Task objective:
Exactly the lines from the line containing "Output the component" through the line containing "3.5, 3.29, 3.23]" are to be echoed, with both included and pictures left out.

Provided records:
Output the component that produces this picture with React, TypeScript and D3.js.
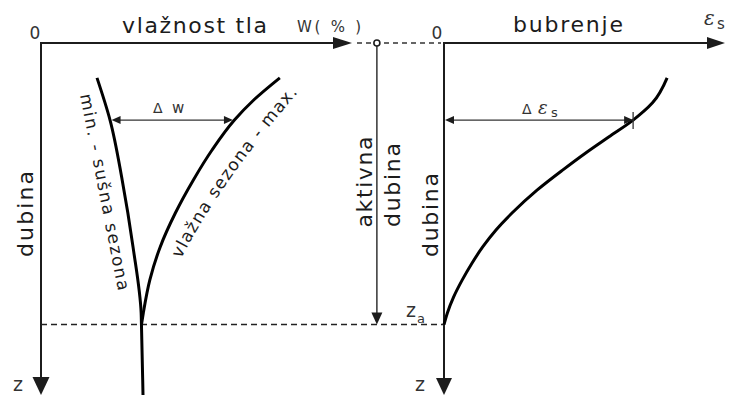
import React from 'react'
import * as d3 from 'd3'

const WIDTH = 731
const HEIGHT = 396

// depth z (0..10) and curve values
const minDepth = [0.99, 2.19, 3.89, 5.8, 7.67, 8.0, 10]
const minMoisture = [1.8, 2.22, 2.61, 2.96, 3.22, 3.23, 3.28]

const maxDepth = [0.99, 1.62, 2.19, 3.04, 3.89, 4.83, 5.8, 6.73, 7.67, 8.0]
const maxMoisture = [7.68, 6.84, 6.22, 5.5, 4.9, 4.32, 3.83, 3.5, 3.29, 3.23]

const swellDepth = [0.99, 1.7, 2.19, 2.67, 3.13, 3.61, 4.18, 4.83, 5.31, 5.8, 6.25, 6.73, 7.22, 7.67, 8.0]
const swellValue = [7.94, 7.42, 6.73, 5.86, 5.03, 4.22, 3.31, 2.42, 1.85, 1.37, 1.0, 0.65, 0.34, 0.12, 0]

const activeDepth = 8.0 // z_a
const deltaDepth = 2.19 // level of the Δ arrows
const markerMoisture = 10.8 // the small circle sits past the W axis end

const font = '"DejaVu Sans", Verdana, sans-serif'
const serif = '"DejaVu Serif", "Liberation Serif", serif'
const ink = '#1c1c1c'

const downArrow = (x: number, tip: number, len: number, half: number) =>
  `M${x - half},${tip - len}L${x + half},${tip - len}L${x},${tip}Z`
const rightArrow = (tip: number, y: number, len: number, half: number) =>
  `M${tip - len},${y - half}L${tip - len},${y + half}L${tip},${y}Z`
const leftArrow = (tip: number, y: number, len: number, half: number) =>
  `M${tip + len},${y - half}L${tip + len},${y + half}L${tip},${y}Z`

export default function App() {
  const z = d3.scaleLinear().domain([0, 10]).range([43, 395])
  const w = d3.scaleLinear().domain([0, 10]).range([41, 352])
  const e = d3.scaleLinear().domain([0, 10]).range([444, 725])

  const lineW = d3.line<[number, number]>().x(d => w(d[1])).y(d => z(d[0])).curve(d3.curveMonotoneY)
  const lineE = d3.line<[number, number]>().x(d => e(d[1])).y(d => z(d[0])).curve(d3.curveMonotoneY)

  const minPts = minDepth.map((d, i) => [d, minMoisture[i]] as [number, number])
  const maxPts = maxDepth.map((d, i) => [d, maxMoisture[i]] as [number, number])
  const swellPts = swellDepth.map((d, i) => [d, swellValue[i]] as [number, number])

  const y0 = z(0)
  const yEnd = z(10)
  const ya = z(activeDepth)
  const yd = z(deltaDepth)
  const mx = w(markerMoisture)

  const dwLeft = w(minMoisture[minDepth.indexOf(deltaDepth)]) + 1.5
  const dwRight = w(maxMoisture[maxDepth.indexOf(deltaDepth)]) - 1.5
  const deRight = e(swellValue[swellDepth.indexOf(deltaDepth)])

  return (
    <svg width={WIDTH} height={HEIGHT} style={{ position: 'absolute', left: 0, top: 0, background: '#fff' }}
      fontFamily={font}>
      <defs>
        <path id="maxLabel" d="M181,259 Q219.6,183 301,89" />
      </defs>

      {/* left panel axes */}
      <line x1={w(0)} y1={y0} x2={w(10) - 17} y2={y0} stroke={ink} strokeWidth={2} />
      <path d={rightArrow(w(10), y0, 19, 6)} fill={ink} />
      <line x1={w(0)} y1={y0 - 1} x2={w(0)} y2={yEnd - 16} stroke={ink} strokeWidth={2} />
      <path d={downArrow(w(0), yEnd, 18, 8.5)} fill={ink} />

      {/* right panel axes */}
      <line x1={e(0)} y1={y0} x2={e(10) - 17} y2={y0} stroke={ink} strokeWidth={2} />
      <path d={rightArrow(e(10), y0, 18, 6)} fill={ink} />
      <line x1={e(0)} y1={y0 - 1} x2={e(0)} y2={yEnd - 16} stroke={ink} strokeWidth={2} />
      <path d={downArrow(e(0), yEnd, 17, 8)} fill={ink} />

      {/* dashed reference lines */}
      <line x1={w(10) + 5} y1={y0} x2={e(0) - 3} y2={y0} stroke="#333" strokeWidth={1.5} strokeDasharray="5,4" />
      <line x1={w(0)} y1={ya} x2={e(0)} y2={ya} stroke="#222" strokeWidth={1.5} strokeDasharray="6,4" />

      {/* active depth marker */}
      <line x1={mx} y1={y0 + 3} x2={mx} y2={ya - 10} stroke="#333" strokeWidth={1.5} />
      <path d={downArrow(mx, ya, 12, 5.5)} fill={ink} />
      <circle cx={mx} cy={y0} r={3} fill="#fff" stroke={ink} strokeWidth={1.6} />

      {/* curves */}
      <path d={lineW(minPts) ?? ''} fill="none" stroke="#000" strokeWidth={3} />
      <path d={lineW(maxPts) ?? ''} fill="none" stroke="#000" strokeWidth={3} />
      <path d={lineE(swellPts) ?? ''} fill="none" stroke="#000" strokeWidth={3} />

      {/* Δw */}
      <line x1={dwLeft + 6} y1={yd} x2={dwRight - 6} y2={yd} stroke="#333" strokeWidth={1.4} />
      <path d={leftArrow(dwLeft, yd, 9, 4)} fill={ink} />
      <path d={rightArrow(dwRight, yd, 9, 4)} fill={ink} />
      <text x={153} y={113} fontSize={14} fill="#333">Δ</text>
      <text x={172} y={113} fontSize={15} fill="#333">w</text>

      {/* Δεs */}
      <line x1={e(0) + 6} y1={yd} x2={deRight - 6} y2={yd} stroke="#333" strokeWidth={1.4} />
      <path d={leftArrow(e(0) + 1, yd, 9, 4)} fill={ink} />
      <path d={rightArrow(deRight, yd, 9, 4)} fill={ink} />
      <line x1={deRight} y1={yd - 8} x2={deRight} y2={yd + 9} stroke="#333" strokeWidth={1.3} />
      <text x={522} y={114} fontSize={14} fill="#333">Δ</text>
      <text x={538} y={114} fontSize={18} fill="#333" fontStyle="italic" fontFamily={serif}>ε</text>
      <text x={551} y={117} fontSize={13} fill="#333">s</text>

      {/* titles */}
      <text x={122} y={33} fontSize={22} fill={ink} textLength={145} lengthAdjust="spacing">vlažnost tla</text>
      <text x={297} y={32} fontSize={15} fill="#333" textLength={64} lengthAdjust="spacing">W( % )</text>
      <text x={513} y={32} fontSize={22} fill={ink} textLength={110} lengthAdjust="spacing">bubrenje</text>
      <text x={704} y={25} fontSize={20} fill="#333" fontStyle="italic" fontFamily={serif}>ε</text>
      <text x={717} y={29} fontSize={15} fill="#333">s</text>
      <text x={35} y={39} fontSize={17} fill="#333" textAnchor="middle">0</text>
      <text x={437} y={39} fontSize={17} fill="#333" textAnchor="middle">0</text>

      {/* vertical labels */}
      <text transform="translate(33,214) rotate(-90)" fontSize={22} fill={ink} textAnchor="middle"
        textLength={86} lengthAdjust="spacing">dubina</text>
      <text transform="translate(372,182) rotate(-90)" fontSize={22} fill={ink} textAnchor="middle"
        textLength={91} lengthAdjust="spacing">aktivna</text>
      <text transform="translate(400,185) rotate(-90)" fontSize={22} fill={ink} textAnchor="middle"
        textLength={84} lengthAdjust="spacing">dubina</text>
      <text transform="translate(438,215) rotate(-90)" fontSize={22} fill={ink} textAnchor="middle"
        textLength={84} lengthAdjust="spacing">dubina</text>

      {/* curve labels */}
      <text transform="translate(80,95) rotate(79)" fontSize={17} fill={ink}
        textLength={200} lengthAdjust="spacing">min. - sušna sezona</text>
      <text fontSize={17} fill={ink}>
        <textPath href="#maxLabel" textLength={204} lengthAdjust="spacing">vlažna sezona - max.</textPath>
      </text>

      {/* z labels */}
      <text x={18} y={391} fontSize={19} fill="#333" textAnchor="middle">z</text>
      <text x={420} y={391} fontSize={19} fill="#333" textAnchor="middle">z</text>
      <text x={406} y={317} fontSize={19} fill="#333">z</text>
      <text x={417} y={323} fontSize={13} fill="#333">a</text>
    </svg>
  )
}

--

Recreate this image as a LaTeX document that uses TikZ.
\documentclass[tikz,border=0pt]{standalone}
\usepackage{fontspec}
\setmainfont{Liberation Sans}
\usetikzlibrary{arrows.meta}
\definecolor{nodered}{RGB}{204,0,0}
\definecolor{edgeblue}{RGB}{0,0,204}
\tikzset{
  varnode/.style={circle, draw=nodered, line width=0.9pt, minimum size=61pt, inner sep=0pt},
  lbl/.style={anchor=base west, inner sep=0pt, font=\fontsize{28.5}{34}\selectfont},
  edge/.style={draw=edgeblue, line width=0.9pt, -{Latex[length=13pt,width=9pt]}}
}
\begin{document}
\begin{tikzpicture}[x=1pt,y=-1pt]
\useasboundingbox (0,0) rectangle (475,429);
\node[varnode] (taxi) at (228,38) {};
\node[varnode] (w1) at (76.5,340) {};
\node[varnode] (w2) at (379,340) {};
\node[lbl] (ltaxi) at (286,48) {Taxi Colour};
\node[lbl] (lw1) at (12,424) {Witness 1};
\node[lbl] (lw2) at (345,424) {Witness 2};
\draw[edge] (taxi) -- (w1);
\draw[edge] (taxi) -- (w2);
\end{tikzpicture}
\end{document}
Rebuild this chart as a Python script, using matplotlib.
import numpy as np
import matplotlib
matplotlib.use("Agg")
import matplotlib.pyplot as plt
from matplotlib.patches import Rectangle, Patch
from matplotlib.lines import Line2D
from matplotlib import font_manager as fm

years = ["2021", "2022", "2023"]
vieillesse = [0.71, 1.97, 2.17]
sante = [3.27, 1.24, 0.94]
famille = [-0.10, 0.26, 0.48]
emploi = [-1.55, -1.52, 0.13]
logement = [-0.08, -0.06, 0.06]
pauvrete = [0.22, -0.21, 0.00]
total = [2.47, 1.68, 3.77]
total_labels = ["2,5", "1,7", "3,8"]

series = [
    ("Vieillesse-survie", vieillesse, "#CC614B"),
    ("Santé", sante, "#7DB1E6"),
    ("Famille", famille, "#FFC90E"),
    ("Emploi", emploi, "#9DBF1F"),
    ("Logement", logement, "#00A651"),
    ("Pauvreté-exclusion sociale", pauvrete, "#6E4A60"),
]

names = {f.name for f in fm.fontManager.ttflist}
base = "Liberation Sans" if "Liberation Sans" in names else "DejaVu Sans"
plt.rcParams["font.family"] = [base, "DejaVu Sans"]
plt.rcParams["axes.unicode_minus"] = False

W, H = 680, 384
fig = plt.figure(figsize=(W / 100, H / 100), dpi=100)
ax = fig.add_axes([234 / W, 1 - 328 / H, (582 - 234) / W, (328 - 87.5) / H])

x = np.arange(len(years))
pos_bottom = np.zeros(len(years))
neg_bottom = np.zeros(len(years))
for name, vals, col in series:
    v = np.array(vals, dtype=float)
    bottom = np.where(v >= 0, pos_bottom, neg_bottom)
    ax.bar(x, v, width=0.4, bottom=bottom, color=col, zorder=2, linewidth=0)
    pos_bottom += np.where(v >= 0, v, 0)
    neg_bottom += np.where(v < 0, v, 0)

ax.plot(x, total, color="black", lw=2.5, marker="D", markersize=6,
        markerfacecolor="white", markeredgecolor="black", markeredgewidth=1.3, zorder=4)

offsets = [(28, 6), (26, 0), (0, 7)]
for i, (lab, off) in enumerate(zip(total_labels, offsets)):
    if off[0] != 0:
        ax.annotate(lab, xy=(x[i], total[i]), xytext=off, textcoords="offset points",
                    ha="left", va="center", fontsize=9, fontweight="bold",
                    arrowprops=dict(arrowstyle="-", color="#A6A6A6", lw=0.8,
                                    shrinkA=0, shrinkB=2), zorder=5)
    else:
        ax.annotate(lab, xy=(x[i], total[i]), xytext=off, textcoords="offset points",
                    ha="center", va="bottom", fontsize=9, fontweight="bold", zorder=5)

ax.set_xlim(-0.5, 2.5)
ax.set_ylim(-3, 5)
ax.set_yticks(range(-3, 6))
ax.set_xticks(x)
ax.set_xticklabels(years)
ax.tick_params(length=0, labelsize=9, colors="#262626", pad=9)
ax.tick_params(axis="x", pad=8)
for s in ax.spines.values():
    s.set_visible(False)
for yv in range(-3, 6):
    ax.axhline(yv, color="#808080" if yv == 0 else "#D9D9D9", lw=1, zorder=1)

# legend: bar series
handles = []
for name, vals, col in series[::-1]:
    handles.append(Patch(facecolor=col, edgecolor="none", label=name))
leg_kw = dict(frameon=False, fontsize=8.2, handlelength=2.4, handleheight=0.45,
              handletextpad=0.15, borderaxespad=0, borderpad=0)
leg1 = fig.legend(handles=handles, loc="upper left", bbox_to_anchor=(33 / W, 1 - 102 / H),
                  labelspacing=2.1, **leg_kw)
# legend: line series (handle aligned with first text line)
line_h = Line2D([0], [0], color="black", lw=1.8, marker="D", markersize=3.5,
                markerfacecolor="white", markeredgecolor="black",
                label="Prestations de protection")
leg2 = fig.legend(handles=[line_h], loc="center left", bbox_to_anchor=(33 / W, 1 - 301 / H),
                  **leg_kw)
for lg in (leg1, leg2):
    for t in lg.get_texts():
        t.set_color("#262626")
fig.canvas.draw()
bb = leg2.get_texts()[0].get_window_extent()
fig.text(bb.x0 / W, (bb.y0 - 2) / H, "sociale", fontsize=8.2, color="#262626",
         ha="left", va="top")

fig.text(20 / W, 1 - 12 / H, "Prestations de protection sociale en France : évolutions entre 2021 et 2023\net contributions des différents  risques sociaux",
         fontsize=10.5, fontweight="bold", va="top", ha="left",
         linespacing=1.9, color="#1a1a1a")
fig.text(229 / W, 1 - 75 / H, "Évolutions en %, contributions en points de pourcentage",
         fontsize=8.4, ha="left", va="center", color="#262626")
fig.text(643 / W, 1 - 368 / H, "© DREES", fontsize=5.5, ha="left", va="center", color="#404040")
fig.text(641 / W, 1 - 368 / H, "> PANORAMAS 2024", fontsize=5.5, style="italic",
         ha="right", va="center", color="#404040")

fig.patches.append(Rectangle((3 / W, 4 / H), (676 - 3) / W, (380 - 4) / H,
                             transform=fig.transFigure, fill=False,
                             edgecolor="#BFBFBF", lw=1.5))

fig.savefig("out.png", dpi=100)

Response to the task:
Output the component that produces this picture with React, TypeScript and D3.js.
import React from 'react'
import * as d3 from 'd3'

const WIDTH = 731
const HEIGHT = 396

// depth z (0..10) and curve values
const minDepth = [0.99, 2.19, 3.89, 5.8, 7.67, 8.0, 10]
const minMoisture = [1.8, 2.22, 2.61, 2.96, 3.22, 3.23, 3.28]

const maxDepth = [0.99, 1.62, 2.19, 3.04, 3.89, 4.83, 5.8, 6.73, 7.67, 8.0]
const maxMoisture = [7.68, 6.84, 6.22, 5.5, 4.9, 4.32, 3.83, 3.5, 3.29, 3.23]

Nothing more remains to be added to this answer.